Wayfair’s loyalty pivot re-prices the acquisition economics of its customer base: a deliberate shift from one-off gross margin to higher lifetime value and lower incremental marketing spend. If rewards materially boosts frequency and reduces churn, the company can tolerate a few hundred basis points of gross-margin pressure while still expanding EBITDA margins through lower CAC and higher repeat-sales leverage over 12–24 months. On the liability side, active liability management that shortens visible near-term convert overhang both lowers expected equity dilution and reduces volatility in the equity multiple — a structural tailwind for multiple expansion if operating momentum follows.
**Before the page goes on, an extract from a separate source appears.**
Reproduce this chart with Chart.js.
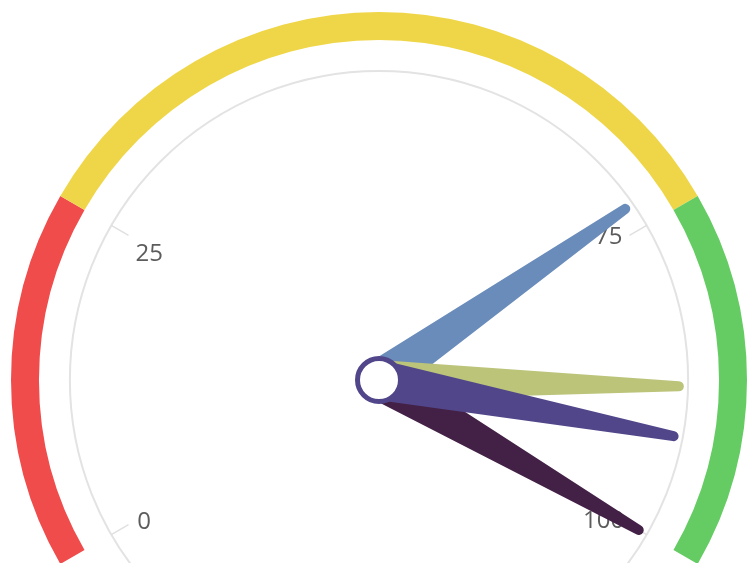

That same maneuver also creates a convexity trade-off between credit and equity holders: credit improves by duration extension while equity benefits from lower conversion risk, changing optimal hedges for multi-asset portfolios. Key near-term catalysts are digital traffic trends and the ROI on marginal paid acquisition: paid-traffic-driven growth can look attractive on top-line but will compress gross margin until LTV/CAC clearance is proven over consecutive cohorts. Tail risks include a macro-led drop in durable-goods spending, a meaningful deterioration in paid-traffic ROI, or an adverse supplier renegotiation that transfers margin pressure back to the retailer — any would reverse the thesis across weeks to quarters. Competitively, larger omnichannel players can choose to match loyalty mechanics or weaponize scale to squeeze supplier economics, which would hurt smaller, niche furniture suppliers and low-scale pure-play competitors. That creates a multi-quarter window where scale and balance-sheet flexibility are disproportionately valuable — a structural advantage for the operator that can optimize both demand acquisition and capital structure simultaneously.